Challenge 3: Handling Errors Gracefully
AI errors are different from software bugs. A software bug is a failure; something broke. An AI error is a feature of the system. Probabilistic systems produce incorrect outputs by design. The UX must treat these differently.
What Works
Anticipate errors in the design. Don't design for the happy path and bolt on error handling. Design for the AI being wrong and make that experience acceptable. What does the user see when the AI gets it wrong? How do they correct it? How does the system learn from the correction?
Easy correction flows. When a user spots an AI error, correcting it should take fewer clicks than working around it. If your claims AI miscategorises a claim, the recategorisation should be a single action, not a support ticket.
Feedback loops. Every correction is training data. Design feedback mechanisms that capture user corrections and route them back to improve the system. The interface should make giving feedback feel rewarding, not tedious.
The best AI interfaces don't try to hide that the AI can be wrong. They make it easy to spot when it is, simple to fix it, and clear that the fix makes the system better for next time.
Rainui Teihotua
Chief Creative Officer
What Doesn't Work
- Generic error messages ("Something went wrong")
- No path for users to provide feedback or corrections
- Treating every error as equally severe (a misspelled name and a missed compliance risk need very different responses)
Why This Is a Governance Issue
The EU AI Act requires transparency, explainability, and human oversight for high-risk AI systems. These aren't just policy requirements. They're UX requirements. Transparency means showing users how the AI reached its output.

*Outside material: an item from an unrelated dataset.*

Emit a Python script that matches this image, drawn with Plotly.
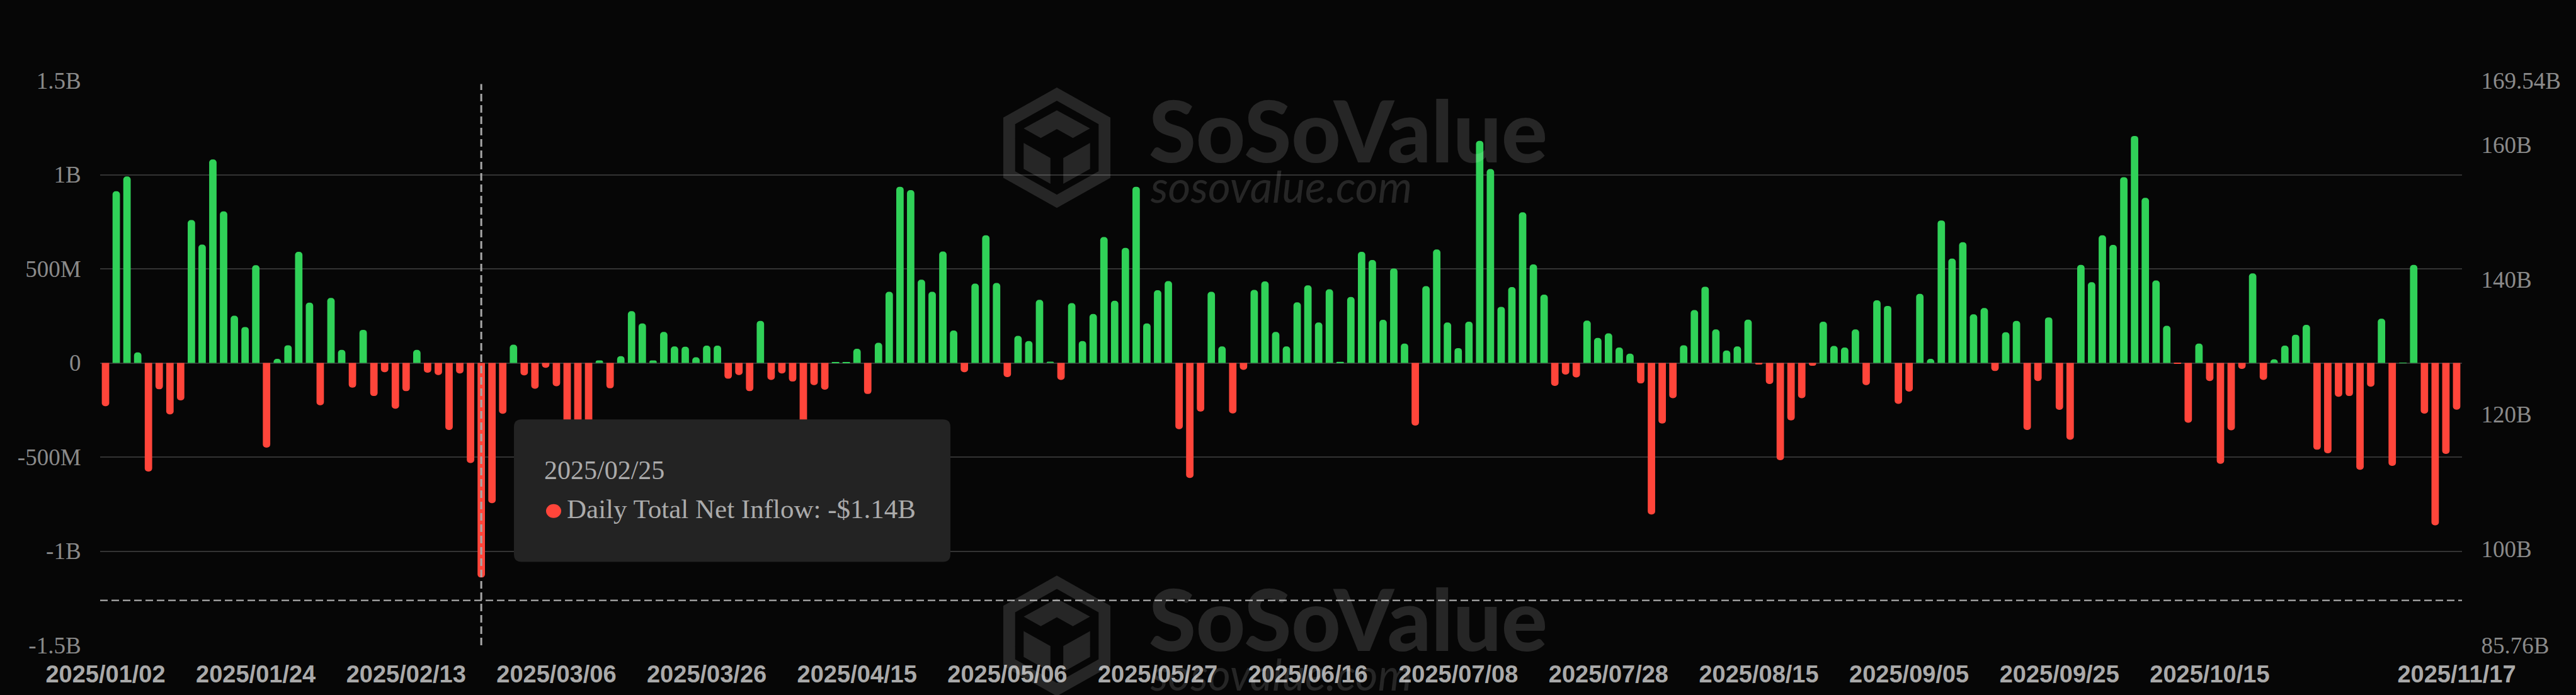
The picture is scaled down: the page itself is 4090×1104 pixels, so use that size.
import plotly.graph_objects as go
import pandas as pd

# ---------------- data ----------------
HOLIDAYS = ["2025-01-09", "2025-01-20", "2025-02-17", "2025-04-18",
            "2025-05-26", "2025-06-19", "2025-07-04", "2025-09-01"]
DATES = [d.strftime("%Y-%m-%d") for d in pd.bdate_range("2025-01-02", "2025-11-17")
         if d.strftime("%Y-%m-%d") not in HOLIDAYS]

# Daily total net inflow, millions USD (one per trading day)
NET_INFLOW_M = [
    -230, 912, 991, 56, -577, -140, -273, -199, 759, 629,
    1081, 805, 251, 191, 519, -450, 22, 94, 590, 320,
    -225, 345, 69, -131, 176, -176, -49, -243, -150, 69,
    -52, -64, -356, -56, -532, -1140, -745, -270, 97, -66,
    -137, -26, -124, -409, -370, -371, 13, -135, 36, 275,
    210, 13, 165, 88, 86, 30, 92, 92, -84, -64,
    -150, 223, -90, -56, -99, -326, -118, -142, 2, 2,
    75, -165, 107, 378, 936, 918, 442, 378, 592, 172,
    -49, 421, 678, 425, -75, 144, 116, 335, 7, -90,
    318, 116, 260, 669, 330, 611, 936, 210, 386, 435,
    -352, -611, -258, 378, 88, -268, -37, 388, 433, 165,
    88, 322, 412, 215, 391, 6, 350, 590, 547, 229,
    502, 103, -333, 408, 603, 215, 79, 219, 1180, 1030,
    298, 403, 800, 523, 363, -122, -62, -77, 225, 133,
    157, 82, 49, -109, -805, -322, -187, 94, 281, 405,
    178, 66, 88, 230, -8, -112, -517, -305, -187, -15,
    219, 90, 82, 178, -118, 333, 303, -217, -152, 367,
    22, 757, 554, 641, 258, 292, -43, 163, 223, -356,
    -96, 242, -249, -408, 521, 429, 678, 627, 987, 1206,
    877, 438, 197, -4, -318, 103, -96, -536, -358, -32,
    476, -90, 19, 92, 150, 202, -461, -480, -180, -176,
    -568, -126, 235, -547, 1, 521, -269, -863, -483, -248,
]

X_TICK_LABELS = ["2025/01/02", "2025/01/24", "2025/02/13", "2025/03/06", "2025/03/26",
                 "2025/04/15", "2025/05/06", "2025/05/27", "2025/06/16", "2025/07/08",
                 "2025/07/28", "2025/08/15", "2025/09/05", "2025/09/25", "2025/10/15",
                 "2025/11/17"]
Y_TICK_VALUES = [1.5e9, 1e9, 5e8, 0, -5e8, -1e9, -1.5e9]
Y_TICK_LABELS = ["1.5B", "1B", "500M", "0", "-500M", "-1B", "-1.5B"]
Y2_TICK_VALUES = [169.54e9, 160e9, 140e9, 120e9, 100e9, 85.76e9]
Y2_TICK_LABELS = ["169.54B", "160B", "140B", "120B", "100B", "85.76B"]
HOVER_DATE = "2025-02-25"
CROSSHAIR_Y = -1.262e9
SERIES_NAME = "Daily Total Net Inflow"

# ---------------- styling ----------------
W, H = 4090, 1104
PL, PR, PT, PB = 159, 3909, 128, 1028
BG = "#060606"
GREEN = "#30d158"
RED = "#ff453a"
GRID = "#333333"
WM = "rgba(255,255,255,0.13)"


def px(x):
    return (x - PL) / (PR - PL)


def py(y):
    return (PB - y) / (PB - PT)


def P(x, y):
    return f"{px(x):.6f},{py(y):.6f}"


values = [v * 1e6 for v in NET_INFLOW_M]
colors = [GREEN if v >= 0 else RED for v in values]

fig = go.Figure()
fig.add_trace(go.Bar(x=DATES, y=values, marker=dict(color=colors, line=dict(width=0)),
                     name=SERIES_NAME, showlegend=False))
fig.add_trace(go.Scatter(x=[], y=[], yaxis="y2", showlegend=False))

shapes = []
annotations = []

# crosshair lines
shapes.append(dict(type="line", xref="x", yref="paper", x0=HOVER_DATE, x1=HOVER_DATE,
                   y0=0, y1=0.994, line=dict(color="#a8a8a8", width=3, dash="12px,6px"),
                   layer="above"))
shapes.append(dict(type="line", xref="paper", yref="y", x0=0, x1=1,
                   y0=CROSSHAIR_Y, y1=CROSSHAIR_Y,
                   line=dict(color="#9a9a9a", width=2.5, dash="12px,6px"), layer="above"))


# watermark (logo + text), two copies
def hexpts(cx, cy, hw, hh, s):
    pts = [(0, -1), (1, -0.5), (1, 0.5), (0, 1), (-1, 0.5), (-1, -0.5)]
    return [(cx + u * hw * s, cy + v * hh * s) for u, v in pts]


def poly(points):
    return "M " + " L ".join(P(x, y) for x, y in points) + " Z"


def add_watermark(dy):
    cx, cy, hw, hh = 1678, 235 + dy, 85, 96
    parts = [hexpts(cx, cy, hw, hh, 1.0), hexpts(cx, cy, hw, hh, 0.78)]
    local = [
        [(-0.62, -0.32), (0, -0.62), (0.62, -0.32), (0.3, -0.16), (0, -0.31), (-0.3, -0.16)],
        [(-0.62, -0.08), (-0.12, 0.17), (-0.12, 0.6), (-0.62, 0.35)],
        [(0.12, 0.17), (0.62, -0.08), (0.62, 0.35), (0.12, 0.6)],
    ]
    for pl in local:
        parts.append([(cx + u * hw, cy + v * hh) for u, v in pl])
    path = " ".join(poly(p) for p in parts)
    shapes.append(dict(type="path", xref="paper", yref="paper", path=path,
                       fillcolor=WM, line=dict(width=0), layer="above", fillrule="evenodd"))
    annotations.append(dict(xref="paper", yref="paper", x=px(1822), y=py(206 + dy),
                            xanchor="left", yanchor="middle", showarrow=False,
                            text="SoSoValue",
                            font=dict(family="Lato", size=136, color=WM, weight=900)))
    annotations.append(dict(xref="paper", yref="paper", x=px(1824), y=py(296 + dy),
                            xanchor="left", yanchor="middle", showarrow=False,
                            text="sosovalue.com",
                            font=dict(family="Lato", size=69, color=WM, style="italic")))


add_watermark(0)
add_watermark(778)

# tooltip box
x0, y0, x1, y1, r = 816, 668, 1509, 895, 12
tip = (f"M {P(x0 + r, y0)} L {P(x1 - r, y0)} Q {P(x1, y0)} {P(x1, y0 + r)} "
       f"L {P(x1, y1 - r)} Q {P(x1, y1)} {P(x1 - r, y1)} L {P(x0 + r, y1)} "
       f"Q {P(x0, y1)} {P(x0, y1 - r)} L {P(x0, y0 + r)} Q {P(x0, y0)} {P(x0 + r, y0)} Z")
shapes.append(dict(type="path", xref="paper", yref="paper", path=tip,
                   fillcolor="#232323", line=dict(width=0), layer="above"))
shapes.append(dict(type="circle", xref="paper", yref="paper",
                   x0=px(867), x1=px(891), y0=py(825), y1=py(803),
                   fillcolor=RED, line=dict(width=0), layer="above"))

hi = DATES.index(HOVER_DATE)
hv = values[hi]
val_txt = f"{'-' if hv < 0 else ''}${abs(hv) / 1e9:.2f}B"
annotations.append(dict(xref="paper", yref="paper", x=px(862), y=py(749),
                        xanchor="left", yanchor="middle", showarrow=False,
                        text=HOVER_DATE.replace("-", "/"),
                        font=dict(family="Liberation Serif", size=42, color="#ababab")))
annotations.append(dict(xref="paper", yref="paper", x=px(898), y=py(811),
                        xanchor="left", yanchor="middle", showarrow=False,
                        text=f"{SERIES_NAME}: {val_txt}",
                        font=dict(family="Liberation Serif", size=43, color="#ababab")))

tickvals_x = [t.replace("/", "-") for t in X_TICK_LABELS]

fig.update_layout(
    width=W, height=H,
    margin=dict(l=PL, r=W - PR, t=PT, b=H - PB, pad=0),
    paper_bgcolor=BG, plot_bgcolor=BG,
    bargap=0.31, barcornerradius=6,
    font=dict(family="Liberation Serif", color="#8a8a8a"),
    xaxis=dict(type="category", categoryorder="array", categoryarray=DATES,
               range=[-0.5, len(DATES) - 0.5],
               tickmode="array", tickvals=tickvals_x, ticktext=X_TICK_LABELS,
               showgrid=False, zeroline=False, showline=False,
               ticks="outside", ticklen=12, tickcolor="rgba(0,0,0,0)",
               tickfont=dict(family="Liberation Sans", size=38, color="#a9a9a9", weight="bold"),
               tickangle=0),
    yaxis=dict(range=[-1.5e9, 1.5e9], tickmode="array", tickvals=Y_TICK_VALUES,
               ticktext=Y_TICK_LABELS, showgrid=True, gridcolor=GRID, gridwidth=2,
               zeroline=False, showline=False, ticks="outside", ticklen=22,
               tickcolor="rgba(0,0,0,0)",
               tickfont=dict(family="Liberation Serif", size=37, color="#8a8a8a")),
    yaxis2=dict(overlaying="y", side="right", range=[85.76e9, 169.54e9],
                tickmode="array", tickvals=Y2_TICK_VALUES, ticktext=Y2_TICK_LABELS,
                showgrid=False, zeroline=False, showline=False, ticks="outside",
                ticklen=22, tickcolor="rgba(0,0,0,0)",
                tickfont=dict(family="Liberation Serif", size=37, color="#8a8a8a")),
    shapes=shapes, annotations=annotations,
    hovermode=False, showlegend=False,
)

fig.write_html("out.html", config={"displayModeBar": False},
               post_script="document.body.style.margin='0';document.body.style.overflow='hidden';")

Explainability means presenting that explanation in a way users can actually understand. Human oversight means designing interfaces where humans can meaningfully review and override AI decisions.
Every governance framework eventually becomes an interface design challenge. The organisations that recognise this early build AI products that are both compliant and usable. The ones that treat governance and UX as separate workstreams end up with compliant products nobody wants to use.
The Design Principles
For teams building enterprise AI interfaces, these five principles should guide every decision:
- Transparency over polish. A transparent interface that shows its working builds more trust than a polished one that hides it.
- Verification should be easy, not mandatory. Design for the user who wants to verify, but don't block the user who doesn't need to.
- Errors are expected, not exceptional. Design the error experience with the same care as the success experience.
- Context over confidence scores. "Based on 3 policy documents, last updated June 2024" is more useful than "92% confidence."
- The interface is the trust layer. When the model can't guarantee accuracy, the interface must provide the signals that let users decide whether to trust the output.
AI products that get the UX right don't just get adopted. They get trusted. And in enterprise AI, trust is the only metric that matters for long-term adoption.
- Should we invest in UX before or after the AI model is working?
- In parallel. The model and the interface aren't sequential workstreams. Interface decisions (how to present confidence, how to enable verification, how to handle corrections) directly inform model requirements (what metadata to output, what confidence measures to expose, what feedback to collect). Designing the interface after the model is built means retrofitting, and it shows.
- How do we measure whether our AI UX is working?
- Three metrics: adoption rate (are people using it?), verification rate (are people checking outputs, and does that rate decrease over time as trust builds?), and correction rate (how often do users override the AI, and is that rate decreasing?). A declining verification rate with a stable correction rate means trust is building. A declining adoption rate means the UX is failing regardless of model accuracy.